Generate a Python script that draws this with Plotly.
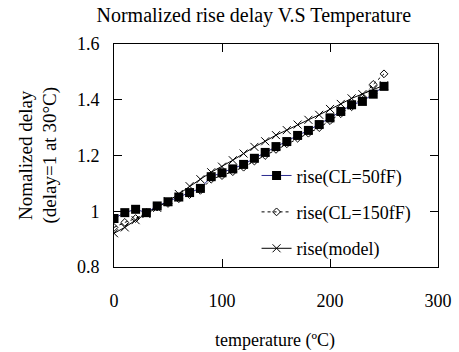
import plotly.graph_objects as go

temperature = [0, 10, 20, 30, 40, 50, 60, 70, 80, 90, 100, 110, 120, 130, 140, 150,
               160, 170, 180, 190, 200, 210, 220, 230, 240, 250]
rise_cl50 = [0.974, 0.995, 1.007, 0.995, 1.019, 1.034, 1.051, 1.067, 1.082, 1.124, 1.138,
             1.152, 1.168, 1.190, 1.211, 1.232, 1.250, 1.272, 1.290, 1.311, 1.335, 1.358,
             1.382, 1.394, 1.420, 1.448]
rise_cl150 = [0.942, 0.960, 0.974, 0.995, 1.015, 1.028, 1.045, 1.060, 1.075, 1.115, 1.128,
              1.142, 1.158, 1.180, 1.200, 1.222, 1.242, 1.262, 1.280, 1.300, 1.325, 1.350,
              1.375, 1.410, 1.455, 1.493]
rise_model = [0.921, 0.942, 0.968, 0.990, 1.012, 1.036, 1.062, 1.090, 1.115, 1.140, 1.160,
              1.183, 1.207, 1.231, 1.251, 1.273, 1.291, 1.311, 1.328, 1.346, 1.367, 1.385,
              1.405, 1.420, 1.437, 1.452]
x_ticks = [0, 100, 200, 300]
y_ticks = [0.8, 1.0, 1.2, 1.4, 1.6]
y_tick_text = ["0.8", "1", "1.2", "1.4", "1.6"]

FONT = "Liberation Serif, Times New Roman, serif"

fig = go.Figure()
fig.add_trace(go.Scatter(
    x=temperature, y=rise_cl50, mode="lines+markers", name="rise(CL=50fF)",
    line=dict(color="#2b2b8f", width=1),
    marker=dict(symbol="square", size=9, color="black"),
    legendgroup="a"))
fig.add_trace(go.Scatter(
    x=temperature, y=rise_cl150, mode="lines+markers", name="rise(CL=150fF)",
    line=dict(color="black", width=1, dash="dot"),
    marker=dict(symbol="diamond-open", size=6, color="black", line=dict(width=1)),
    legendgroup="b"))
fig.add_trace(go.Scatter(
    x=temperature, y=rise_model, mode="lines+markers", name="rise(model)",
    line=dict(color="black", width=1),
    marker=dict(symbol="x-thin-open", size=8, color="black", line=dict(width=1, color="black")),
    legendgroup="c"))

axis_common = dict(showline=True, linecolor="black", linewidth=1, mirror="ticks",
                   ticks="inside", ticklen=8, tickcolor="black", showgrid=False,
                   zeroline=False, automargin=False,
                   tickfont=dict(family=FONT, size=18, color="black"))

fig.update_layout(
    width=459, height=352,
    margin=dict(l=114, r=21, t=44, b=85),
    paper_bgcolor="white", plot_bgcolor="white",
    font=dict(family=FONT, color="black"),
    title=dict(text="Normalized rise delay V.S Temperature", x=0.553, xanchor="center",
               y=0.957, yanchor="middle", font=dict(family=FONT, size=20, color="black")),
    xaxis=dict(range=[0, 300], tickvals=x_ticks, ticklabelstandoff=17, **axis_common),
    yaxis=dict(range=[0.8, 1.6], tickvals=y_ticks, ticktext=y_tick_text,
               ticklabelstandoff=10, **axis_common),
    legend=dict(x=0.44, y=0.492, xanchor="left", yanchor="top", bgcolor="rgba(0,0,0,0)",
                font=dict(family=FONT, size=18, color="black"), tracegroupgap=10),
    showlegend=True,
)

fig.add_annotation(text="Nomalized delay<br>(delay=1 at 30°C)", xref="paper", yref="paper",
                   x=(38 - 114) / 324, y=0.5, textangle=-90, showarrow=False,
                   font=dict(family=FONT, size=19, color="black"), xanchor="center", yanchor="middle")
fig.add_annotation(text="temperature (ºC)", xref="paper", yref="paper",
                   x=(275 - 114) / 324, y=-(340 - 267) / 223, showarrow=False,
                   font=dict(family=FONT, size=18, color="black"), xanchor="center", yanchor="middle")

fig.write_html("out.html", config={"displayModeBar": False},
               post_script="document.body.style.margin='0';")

·····

▶ [Problem description]
Please write out all of the material above without changing a word, and omit any pictures.

▶ [Complete response]
Generate a Python script that draws this with Plotly.
import plotly.graph_objects as go

temperature = [0, 10, 20, 30, 40, 50, 60, 70, 80, 90, 100, 110, 120, 130, 140, 150,
               160, 170, 180, 190, 200, 210, 220, 230, 240, 250]
rise_cl50 = [0.974, 0.995, 1.007, 0.995, 1.019, 1.034, 1.051, 1.067, 1.082, 1.124, 1.138,
             1.152, 1.168, 1.190, 1.211, 1.232, 1.250, 1.272, 1.290, 1.311, 1.335, 1.358,
             1.382, 1.394, 1.420, 1.448]
rise_cl150 = [0.942, 0.960, 0.974, 0.995, 1.015, 1.028, 1.045, 1.060, 1.075, 1.115, 1.128,
              1.142, 1.158, 1.180, 1.200, 1.222, 1.242, 1.262, 1.280, 1.300, 1.325, 1.350,
              1.375, 1.410, 1.455, 1.493]
rise_model = [0.921, 0.942, 0.968, 0.990, 1.012, 1.036, 1.062, 1.090, 1.115, 1.140, 1.160,
              1.183, 1.207, 1.231, 1.251, 1.273, 1.291, 1.311, 1.328, 1.346, 1.367, 1.385,
              1.405, 1.420, 1.437, 1.452]
x_ticks = [0, 100, 200, 300]
y_ticks = [0.8, 1.0, 1.2, 1.4, 1.6]
y_tick_text = ["0.8", "1", "1.2", "1.4", "1.6"]

FONT = "Liberation Serif, Times New Roman, serif"

fig = go.Figure()
fig.add_trace(go.Scatter(
    x=temperature, y=rise_cl50, mode="lines+markers", name="rise(CL=50fF)",
    line=dict(color="#2b2b8f", width=1),
    marker=dict(symbol="square", size=9, color="black"),
    legendgroup="a"))
fig.add_trace(go.Scatter(
    x=temperature, y=rise_cl150, mode="lines+markers", name="rise(CL=150fF)",
    line=dict(color="black", width=1, dash="dot"),
    marker=dict(symbol="diamond-open", size=6, color="black", line=dict(width=1)),
    legendgroup="b"))
fig.add_trace(go.Scatter(
    x=temperature, y=rise_model, mode="lines+markers", name="rise(model)",
    line=dict(color="black", width=1),
    marker=dict(symbol="x-thin-open", size=8, color="black", line=dict(width=1, color="black")),
    legendgroup="c"))

axis_common = dict(showline=True, linecolor="black", linewidth=1, mirror="ticks",
                   ticks="inside", ticklen=8, tickcolor="black", showgrid=False,
                   zeroline=False, automargin=False,
                   tickfont=dict(family=FONT, size=18, color="black"))

fig.update_layout(
    width=459, height=352,
    margin=dict(l=114, r=21, t=44, b=85),
    paper_bgcolor="white", plot_bgcolor="white",
    font=dict(family=FONT, color="black"),
    title=dict(text="Normalized rise delay V.S Temperature", x=0.553, xanchor="center",
               y=0.957, yanchor="middle", font=dict(family=FONT, size=20, color="black")),
    xaxis=dict(range=[0, 300], tickvals=x_ticks, ticklabelstandoff=17, **axis_common),
    yaxis=dict(range=[0.8, 1.6], tickvals=y_ticks, ticktext=y_tick_text,
               ticklabelstandoff=10, **axis_common),
    legend=dict(x=0.44, y=0.492, xanchor="left", yanchor="top", bgcolor="rgba(0,0,0,0)",
                font=dict(family=FONT, size=18, color="black"), tracegroupgap=10),
    showlegend=True,
)

fig.add_annotation(text="Nomalized delay<br>(delay=1 at 30°C)", xref="paper", yref="paper",
                   x=(38 - 114) / 324, y=0.5, textangle=-90, showarrow=False,
                   font=dict(family=FONT, size=19, color="black"), xanchor="center", yanchor="middle")
fig.add_annotation(text="temperature (ºC)", xref="paper", yref="paper",
                   x=(275 - 114) / 324, y=-(340 - 267) / 223, showarrow=False,
                   font=dict(family=FONT, size=18, color="black"), xanchor="center", yanchor="middle")

fig.write_html("out.html", config={"displayModeBar": False},
               post_script="document.body.style.margin='0';")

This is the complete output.